Comparison with 10134 Y-wing Attack Starfighter from 2004
The UCS Falcon had a 10-year gap between redesigns (2007 and 2017), while the UCS X-wing had a 13-year gap (2000 to 2013). The UCS Y-wing surpasses the X-wing’s gap by a year, coming 14 years after the previous version in 2004 and matching the gap between UCS Snowspeeders (2003-2017). The earlier Y-wing was built from 1,473 pieces and did not include a pilot minifigure, while this new version includes 1,967 pieces with a Gold Leader fig. However, these are hardly the most noticeable differences. Earlier LEGO Y-wings used much more white than current versions, with no sand blue details. Most importantly, the two Y-wings have markedly different proportions — the 2004 Y-wing has a considerably longer fuselage and much longer ion engine nacelles. The nacelle struts had a tendency to sag under their own weight, as you can see in this comparison photo.
Despite a cockpit section that is essentially the same size as the latest UCS Y-wing, the earlier nacelles were very long indeed! In reality, the nacelles should be about 3/4 as long as the fuselage (in other words, about halfway from the rear through the cockpit section).
Our animation shows just how different the proportions are between the 2004 and 2018 UCS Y-wings.
And here’s a fancy infographic in case you prefer a schematic to prove the point.

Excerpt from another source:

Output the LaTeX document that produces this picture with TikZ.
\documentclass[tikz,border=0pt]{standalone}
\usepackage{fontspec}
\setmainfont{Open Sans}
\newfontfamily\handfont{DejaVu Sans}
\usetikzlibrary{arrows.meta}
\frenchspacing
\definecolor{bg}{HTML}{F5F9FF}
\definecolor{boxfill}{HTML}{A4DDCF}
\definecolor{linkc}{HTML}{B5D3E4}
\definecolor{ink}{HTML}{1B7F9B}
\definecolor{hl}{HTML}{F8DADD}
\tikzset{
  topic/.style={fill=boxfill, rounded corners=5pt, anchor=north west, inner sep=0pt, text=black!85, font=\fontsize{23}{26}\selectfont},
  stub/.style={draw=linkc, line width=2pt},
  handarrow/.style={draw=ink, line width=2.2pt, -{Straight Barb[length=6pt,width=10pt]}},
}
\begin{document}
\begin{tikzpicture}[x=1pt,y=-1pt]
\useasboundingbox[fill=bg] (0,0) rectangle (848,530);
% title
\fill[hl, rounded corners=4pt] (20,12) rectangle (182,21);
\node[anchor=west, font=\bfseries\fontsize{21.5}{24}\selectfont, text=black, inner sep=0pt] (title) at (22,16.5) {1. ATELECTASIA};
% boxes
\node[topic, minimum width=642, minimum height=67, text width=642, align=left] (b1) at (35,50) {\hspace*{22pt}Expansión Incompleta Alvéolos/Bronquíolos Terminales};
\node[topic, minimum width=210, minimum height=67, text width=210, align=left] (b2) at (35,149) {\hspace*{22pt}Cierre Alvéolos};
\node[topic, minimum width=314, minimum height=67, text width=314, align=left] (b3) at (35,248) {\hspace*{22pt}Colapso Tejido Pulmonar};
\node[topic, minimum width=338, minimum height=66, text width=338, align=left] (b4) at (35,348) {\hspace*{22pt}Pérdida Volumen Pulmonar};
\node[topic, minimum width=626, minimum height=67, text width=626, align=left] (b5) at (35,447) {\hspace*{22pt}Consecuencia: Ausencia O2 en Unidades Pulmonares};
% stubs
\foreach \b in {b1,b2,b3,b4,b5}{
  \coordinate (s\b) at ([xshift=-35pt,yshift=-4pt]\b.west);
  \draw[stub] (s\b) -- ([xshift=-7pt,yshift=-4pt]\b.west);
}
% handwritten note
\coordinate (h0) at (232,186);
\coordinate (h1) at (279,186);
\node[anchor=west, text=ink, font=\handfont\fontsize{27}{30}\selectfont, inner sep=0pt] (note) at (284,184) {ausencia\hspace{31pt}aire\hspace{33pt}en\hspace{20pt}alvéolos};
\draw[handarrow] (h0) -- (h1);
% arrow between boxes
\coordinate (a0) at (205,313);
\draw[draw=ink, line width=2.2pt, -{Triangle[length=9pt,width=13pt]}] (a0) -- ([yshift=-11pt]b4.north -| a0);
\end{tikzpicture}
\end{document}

It’s not simply that the 2018 Y-wing takes advantage of improved shaping from new pieces like all the new curve slopes (that’s not really the case here, though there are plenty of new pieces among the greebly bits), but this makes it clear that the 2004 Y-wing’s proportions were simply wrong.

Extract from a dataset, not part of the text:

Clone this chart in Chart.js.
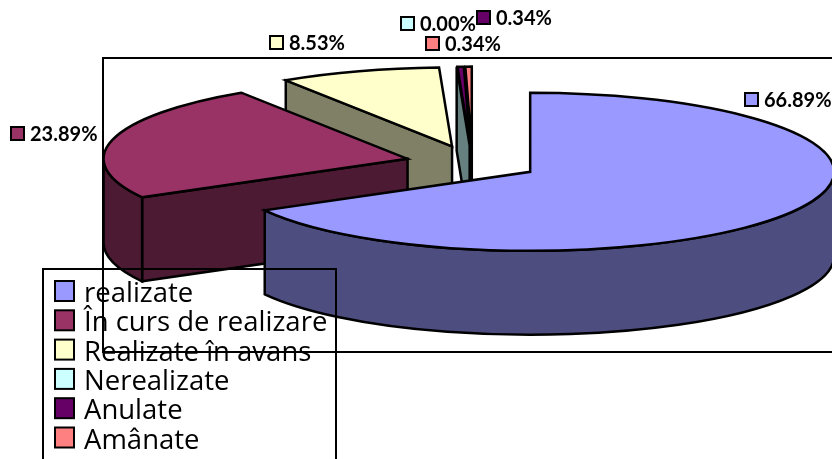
<!DOCTYPE html>
<html>
<head>
<meta charset="utf-8">
<script src="https://cdn.jsdelivr.net/npm/chart.js@4"></script>
<style>
    html, body { margin: 0; padding: 0; background: #fff; overflow: hidden; }
    canvas { display: block; }
</style>
</head>
<body>
<canvas id="pieChart" width="832" height="459"></canvas>
<script>
const categories = ['realizate', 'În curs de realizare', 'Realizate în avans', 'Nerealizate', 'Anulate', 'Amânate'];
const percentages = [66.89, 23.89, 8.53, 0.00, 0.34, 0.34];
const sliceColors = ['#9999FF', '#993366', '#FFFFCC', '#CCFFFF', '#660066', '#FF8080'];
const wallColors = ['#4D4D80', '#4D1A33', '#808066', '#668080', '#330033', '#804040'];

// Where the swatch of each value label sits, the pie has no room for them
const labelAnchors = [[744, 92], [10, 126], [269, 35], [400, 16], [476, 10], [425, 36]];

const TILT = 79 / 304;
const DEPTH = 84;
const EXPLODE = 0.22;

const stroked = (ctx, fill, buildPath) => {
    ctx.beginPath();
    buildPath();
    ctx.closePath();
    ctx.fillStyle = fill;
    ctx.fill();
    ctx.stroke();
};

// Chart.js has no 3D pie, so the arcs it lays out are redrawn as tilted slices
const pie3d = {
    id: 'pie3d',
    beforeDatasetsDraw(chart) {
        const ctx = chart.ctx;
        const arcs = chart.getDatasetMeta(0).data;

        ctx.save();
        ctx.strokeStyle = '#000';
        ctx.lineWidth = 2;

        // Plot area frame, its right side runs off the picture
        ctx.strokeRect(103, 58, 760, 294);

        ctx.lineWidth = 2.5;

        // Back to front, the first slice has to end up on top
        for (let i = arcs.length - 1; i >= 0; i--) {
            const arc = arcs[i];
            const mid = (arc.startAngle + arc.endAngle) / 2;
            const r = arc.outerRadius;
            const ry = r * TILT;
            const cx = arc.x + Math.cos(mid) * r * EXPLODE;
            const cy = arc.y + Math.sin(mid) * ry * EXPLODE;

            const radialWall = (angle) => {
                const ex = cx + Math.cos(angle) * r;
                const ey = cy + Math.sin(angle) * ry;
                stroked(ctx, wallColors[i], () => {
                    ctx.moveTo(cx, cy);
                    ctx.lineTo(ex, ey);
                    ctx.lineTo(ex, ey + DEPTH);
                    ctx.lineTo(cx, cy + DEPTH);
                });
            };

            // Cut faces only show when they turn towards the viewer
            if (Math.cos(arc.startAngle) < -1e-6) radialWall(arc.startAngle);
            if (Math.cos(arc.endAngle) > 1e-6) radialWall(arc.endAngle);

            // Outer wall, only the front half of the rim
            const from = Math.max(arc.startAngle, 0);
            const to = Math.min(arc.endAngle, Math.PI);
            if (to > from) {
                stroked(ctx, wallColors[i], () => {
                    ctx.ellipse(cx, cy, r, ry, 0, from, to);
                    ctx.ellipse(cx, cy + DEPTH, r, ry, 0, to, from, true);
                });
            }

            if (arc.endAngle > arc.startAngle) {
                stroked(ctx, sliceColors[i], () => {
                    ctx.moveTo(cx, cy);
                    ctx.ellipse(cx, cy, r, ry, 0, arc.startAngle, arc.endAngle);
                });
            }
        }

        ctx.restore();
        return false;
    },
    afterDraw(chart) {
        const ctx = chart.ctx;
        ctx.save();
        ctx.strokeStyle = '#000';
        ctx.lineWidth = 2;
        ctx.textBaseline = 'alphabetic';

        // Value labels
        ctx.font = 'bold 20px Lato';
        percentages.forEach((value, i) => {
            const [x, y] = labelAnchors[i];
            ctx.fillStyle = sliceColors[i];
            ctx.fillRect(x + 1, y + 1, 13, 13);
            ctx.strokeRect(x + 1, y + 1, 13, 13);
            ctx.fillStyle = '#000';
            ctx.fillText(value.toFixed(2) + '%', x + 20, y + 15);
        });

        // Legend, no fill so the chart shows through and cut off by the bottom edge
        ctx.strokeRect(43, 269, 293, 220);
        ctx.font = '27.5px "Open Sans"';
        chart.data.labels.forEach((label, i) => {
            const y = 281 + i * 29.3;
            ctx.fillStyle = sliceColors[i];
            ctx.fillRect(55, y, 19, 20);
            ctx.strokeRect(55, y, 19, 20);
            ctx.fillStyle = '#000';
            ctx.fillText(label, 84, y + 21);
        });

        ctx.restore();
    }
};

new Chart(document.getElementById('pieChart'), {
    type: 'pie',
    data: {
        labels: categories,
        datasets: [
            {
                data: percentages,
                backgroundColor: sliceColors,
                radius: 304
            }
        ]
    },
    options: {
        responsive: false,
        animation: false,
        // Pushes the pie centre to 472,163
        layout: { padding: { left: 113, bottom: 133 } },
        plugins: {
            legend: { display: false },
            tooltip: { enabled: false }
        }
    },
    plugins: [pie3d]
});
</script>
</body>
</html>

Many thanks to our friends at Bricks and Wheels for loaning us a copy of the 2004 UCS Y-wing for these comparison photos.
Conclusions & recommendation
I feel obligated to disclose that the Y-wing is my favorite Star Wars vehicle after the Millennium Falcon. The two vehicles share a battered, rusty, stripped-down aesthetic that epitomizes the “lived-in” production design of the Classic Trilogy and Rogue One — far more so than the sleek and sexy X-wings flown by Luke and his ilk. (This is why I love the new Han Solo’s landspeeder so much as well.) As such, I’m predisposed to love a massive, highly detailed LEGO Y-wing. Conversely, my love of the movie starfighter sets a very high bar for what a LEGO UCS Y-wing should be.
But I’m pleased to say that 75181 Y-wing Starfighter exceeds all expectations, with great color selection, amazing greebles, and a shocking sturdiness that had me swooshing it around the room — something you certainly can’t do with the monstrous UCS Falcon or the awkwardly shaped UCS Slave I (both excellent LEGO sets, but much less swooshable).
$200 for about 2,000 pieces is also a pretty solid deal for a licensed set, though I can’t imagine parting out such an excellent display model just for the pieces. While on our book tour for Ultimate LEGO Star Wars, a frequent question from audience members was which LEGO Star Wars set was our favorite. Both Chris and I agreed then that the Slave I was our favorite, but speaking personally, I think I might have a new favorite LEGO Star Wars set of all time.
The LEGO Group provided The Brothers Brick with an early copy of this set for review. Providing TBB with products for review guarantees neither coverage nor positive reviews.